We got ourselves into this mess by sleeping on the job
The Times Editorial: Former human rights activist Barney Pityana delivered a stinging rebuke to South Africans yesterday - one that should be heeded.
Speaking at a lecture to honour the anti-apartheid activist Neil Aggett, in Grahamstown, Eastern Cape, Pityana said South Africans could hold no one but themselves responsible for the problems besetting the nation.
"We must blame nobody but ourselves for the tragedy of our education system, a collapsing healthcare system, a bloated but inefficient civil service, pervasive crime, corruption that has become endemic . We have a government trapped in ideological blinkers that believes and behaves like it is unaccountable."
This, according to Pityana, is because most South Africans follow the ANC slavishly, even though they know the party has repeatedly dishonoured its election pacts with them.
He is, however harsh a messenger, absolutely correct in his assessment of where we find ourselves. The ANC has, since 1994, been the ruling party. It is likely to continue being so because South Africans persist in returning it to power.

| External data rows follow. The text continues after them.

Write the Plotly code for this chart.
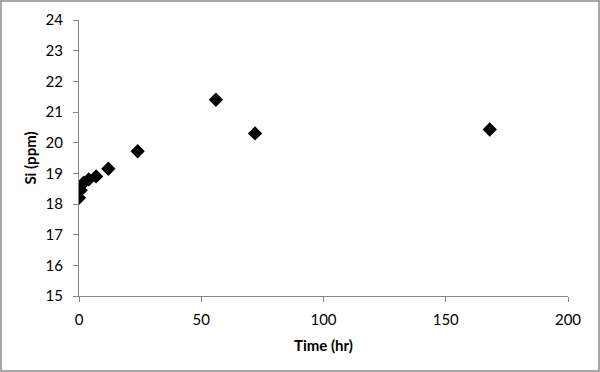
import plotly.graph_objects as go

time_hr = [0, 0.7, 2, 4, 7, 12, 24, 56, 72, 168]
si_ppm = [18.2, 18.45, 18.7, 18.8, 18.9, 19.15, 19.72, 21.4, 20.3, 20.43]

x_ticks = [0, 50, 100, 150, 200]
y_ticks = [15, 16, 17, 18, 19, 20, 21, 22, 23, 24]

FONT = "Lato, Open Sans, sans-serif"

fig = go.Figure(go.Scatter(
    x=time_hr, y=si_ppm, mode="markers",
    marker=dict(symbol="diamond", size=11, color="black"),
))

axis_common = dict(
    showgrid=False, zeroline=False, showline=True, linecolor="#868686", linewidth=1,
    ticks="outside", ticklen=5, tickcolor="#868686", automargin=False,
    tickfont=dict(family=FONT, size=15, color="black"),
)
fig.update_xaxes(range=[0, 200], tickvals=x_ticks, ticklabelstandoff=5, **axis_common,
                 title=dict(text="<b>Time (hr)</b>", font=dict(family=FONT, size=15, color="black"), standoff=13))
fig.update_yaxes(range=[15, 24], tickvals=y_ticks, ticklabelstandoff=7, **axis_common,
                 title=dict(text="<b>Si (ppm)</b>", font=dict(family=FONT, size=15, color="black"), standoff=5))

pw, ph = 489, 276
fig.add_shape(type="rect", xref="paper", yref="paper",
              x0=-78 / pw, x1=1 + 31 / pw, y0=-75 / ph, y1=1 + 19 / ph,
              line=dict(color="#8c8c8c", width=1.5), fillcolor="rgba(0,0,0,0)")

fig.update_layout(
    width=600, height=372,
    margin=dict(l=79, r=32, t=20, b=76, autoexpand=False),
    paper_bgcolor="white", plot_bgcolor="white",
    showlegend=False,
)

fig.write_html("out.html", config={"displayModeBar": False},
               post_script="document.body.style.margin='0';document.body.style.overflow='hidden';")
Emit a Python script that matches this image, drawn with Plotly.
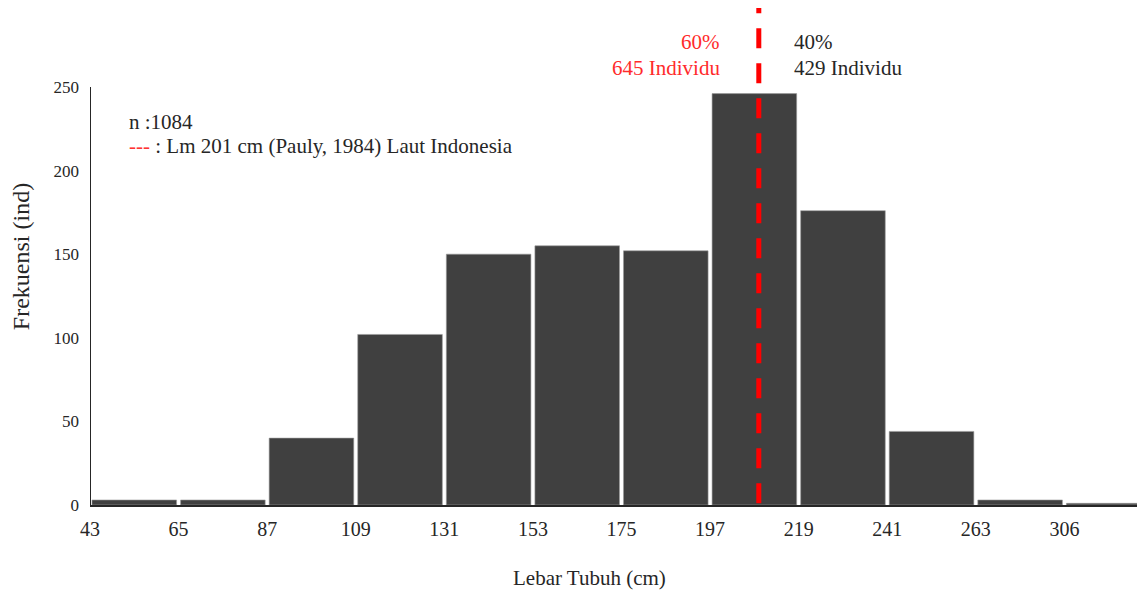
import plotly.graph_objects as go

# Data
bin_labels = ["43", "65", "87", "109", "131", "153", "175", "197", "219", "241", "263", "306"]
frequencies = [3, 3, 40, 102, 150, 155, 152, 246, 176, 44, 3, 1]
lm_position = 7.55          # Lm 201 cm on the class-index scale
n_total = 1084
left_pct, left_n = "60%", 645
right_pct, right_n = "40%", 429

FONT = "Liberation Serif, Times New Roman, serif"
bar_x = [i + 0.5 for i in range(len(frequencies))]

fig = go.Figure()
fig.add_trace(go.Bar(
    x=bar_x, y=frequencies, width=0.955,
    marker=dict(color="#404040", line=dict(color="#9a9a9a", width=0.6)),
    hoverinfo="y",
))

# left (y) axis line only up to 250
fig.add_shape(type="line", xref="x", yref="y", x0=0, x1=0, y0=0, y1=250,
              line=dict(color="#262626", width=2))
# Lm dashed line
fig.add_shape(type="line", xref="x", yref="y", x0=lm_position, x1=lm_position,
              y0=306, y1=0, line=dict(color="#ff0000", width=5, dash="20px,15px"))

fig.add_annotation(xref="paper", yref="paper", x=0.035, y=0.771, xanchor="left", yanchor="middle",
                   text=f"n :{n_total}", showarrow=False,
                   font=dict(family=FONT, size=21, color="#262626"))
fig.add_annotation(xref="paper", yref="paper", x=0.035, y=0.722, xanchor="left", yanchor="middle",
                   text="<span style='color:#ff3333'>---</span> : Lm 201 cm (Pauly, 1984) Laut Indonesia",
                   showarrow=False, font=dict(family=FONT, size=21, color="#262626"))

fig.add_annotation(xref="x", yref="paper", x=lm_position - 0.42, y=0.932, xanchor="right", yanchor="middle",
                   text=left_pct, showarrow=False, font=dict(family=FONT, size=21, color="#ff2b2b"))
fig.add_annotation(xref="x", yref="paper", x=lm_position - 0.42, y=0.879, xanchor="right", yanchor="middle",
                   text=f"{left_n} Individu", showarrow=False, font=dict(family=FONT, size=21, color="#ff2b2b"))
fig.add_annotation(xref="x", yref="paper", x=lm_position + 0.37, y=0.932, xanchor="left", yanchor="middle",
                   text=right_pct, showarrow=False, font=dict(family=FONT, size=21, color="#262626"))
fig.add_annotation(xref="x", yref="paper", x=lm_position + 0.37, y=0.879, xanchor="left", yanchor="middle",
                   text=f"{right_n} Individu", showarrow=False, font=dict(family=FONT, size=21, color="#262626"))

# x-axis title (offset left of plot centre, as in the original)
fig.add_annotation(xref="paper", yref="paper", x=0.470, y=-0.147, xanchor="center", yanchor="middle",
                   text="Lebar Tubuh (cm)", showarrow=False,
                   font=dict(family=FONT, size=21, color="#262626"))

fig.update_layout(
    width=1145, height=593,
    margin=dict(l=82, r=0, t=0, b=96),
    plot_bgcolor="white", paper_bgcolor="white",
    showlegend=False,
    font=dict(family=FONT, color="#262626"),
    xaxis=dict(
        range=[0, 12.0], tickmode="array", tickvals=list(range(len(bin_labels))),
        ticktext=bin_labels, showgrid=False, zeroline=False, automargin=False,
        showline=True, linecolor="#262626", linewidth=2, ticks="",
        ticklabelstandoff=5,
        tickfont=dict(family=FONT, size=20, color="#262626"),
    ),
    yaxis=dict(
        range=[0, 297.2], tickmode="array", tickvals=[0, 50, 100, 150, 200, 250],
        showgrid=False, zeroline=False, showline=False, ticks="", automargin=False,
        ticklabelstandoff=10,
        tickfont=dict(family=FONT, size=17, color="#262626"),
        title=dict(text="Frekuensi (ind)", font=dict(family=FONT, size=24, color="#262626"), standoff=24),
    ),
)

fig.write_html("out.html")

They do so in spite of their widespread anger about the lack of progress in providing the very basic services that the constitution declares are rightfully theirs.
These are not luxuries, not special extras - they are basic citizens' rights: to education, to safety, to decent homes.
With restrained contempt, Pityana referred to President Jacob Zuma's reported attempts to turn his home village, Nkandla, into a burgeoning town.
For us, the citizenry, there is also a measure of contempt: "And, through it all, this nation is fast asleep," Pityana said.
There is a saying: "In a democracy, you get the leaders you deserve."
Many would agree with Pityana that we indeed have the leaders we deserve because we have become lax in fighting for our rights.